What is better for an iron clad, the fist or the hammer


----------



## MidnightSun (Feb 10, 2009)

It depends on what role you're using it in and what's on the other arm. I'd personally go for Seismic Hammer just 'cause it looks much better.

Midnight

EDIT: Oh, I didn't notice that the Chainfist wasn't a DCCW. Shit. Oh, Seismic Hammer all the way in that case.


----------



## Captain Stillios (Mar 8, 2009)

I put both on mine, but then again mine is used as a Libby Dread.


----------



## Wolf_Lord_Skoll (Jun 9, 2008)

Sesmic Hammer would be my pick. Chainfist doesn't get the extra attack. Added to that the +1 to damage is better than 2D6 Pen against everything short of AV14, and Sesmic Hammer is one of the best weapons for use against the monolith if you hit. (S10 with +1 to damage)


----------



## Culler (Dec 27, 2007)

Seismic hammer without a doubt, seeing as how the dread strikes at initiative 1 with the chainfist iirc because it isn't a dreadnought ccw.


----------



## Wolf_Lord_Skoll (Jun 9, 2008)

Culler said:


> Seismic hammer without a doubt, seeing as how the dread strikes at initiative 1 with the chainfist iirc because it isn't a dreadnought ccw.


That too


----------



## Stockholm (Jul 6, 2010)

the ironclad dread is totally dope, i'm surprised more people don't run them. i would go with the seismic hammer because only he can rock it and the +1 vehicle damage out weighs the less chance of a penetrating hit. so if you glance more often with the seismic, a 6 will still wreck it with that +1, like meltaguns.


----------



## Therizza (Jul 29, 2010)

MAGNA GRAPPLE! <insert Scorpion yelling "Get over here!">

But seriously, I vote for the seismic hammer. But if you play salamanders with Vulkan, why not run a normal dreadnought with multimelta?


----------



## HighHubris (Mar 16, 2009)

Therizza said:


> MAGNA GRAPPLE! <insert Scorpion yelling "Get over here!">
> 
> But seriously, I vote for the seismic hammer. But if you play salamanders with Vulkan, why not run a normal dreadnought with multimelta?

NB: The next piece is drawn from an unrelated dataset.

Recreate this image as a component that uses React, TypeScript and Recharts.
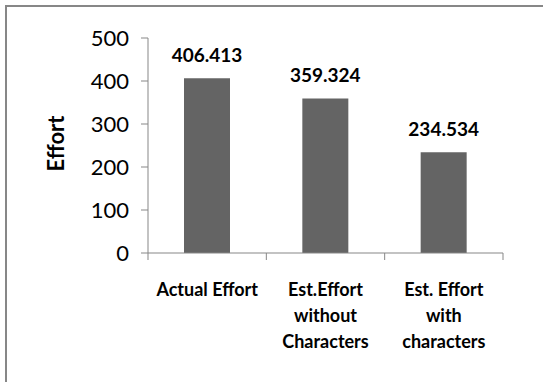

because an ironclad with hammer, melta, and HF in a drop pod is better than a normal dreadnought with a multimelta in a drop pod.


----------



## Therizza (Jul 29, 2010)

HighHubris said:


> because an ironclad with hammer, melta, and HF in a drop pod is better than a normal dreadnought with a multimelta in a drop pod.


and costs 40 points more, therefor is not comparable. I was just bouncing a question off of the guy.


----------



## prairiehawk (Jul 17, 2010)

Well, i have the 40 pts for it, and im already running a regular with melta, so i figured id bump up to a clad. armour 13 is pretty tough to crack


----------



## Therizza (Jul 29, 2010)

prairiehawk said:


> Well, i have the 40 pts for it, and im already running a regular with melta, so i figured id bump up to a clad. armour 13 is pretty tough to crack


Well then go forth and krump sum 'eads!


----------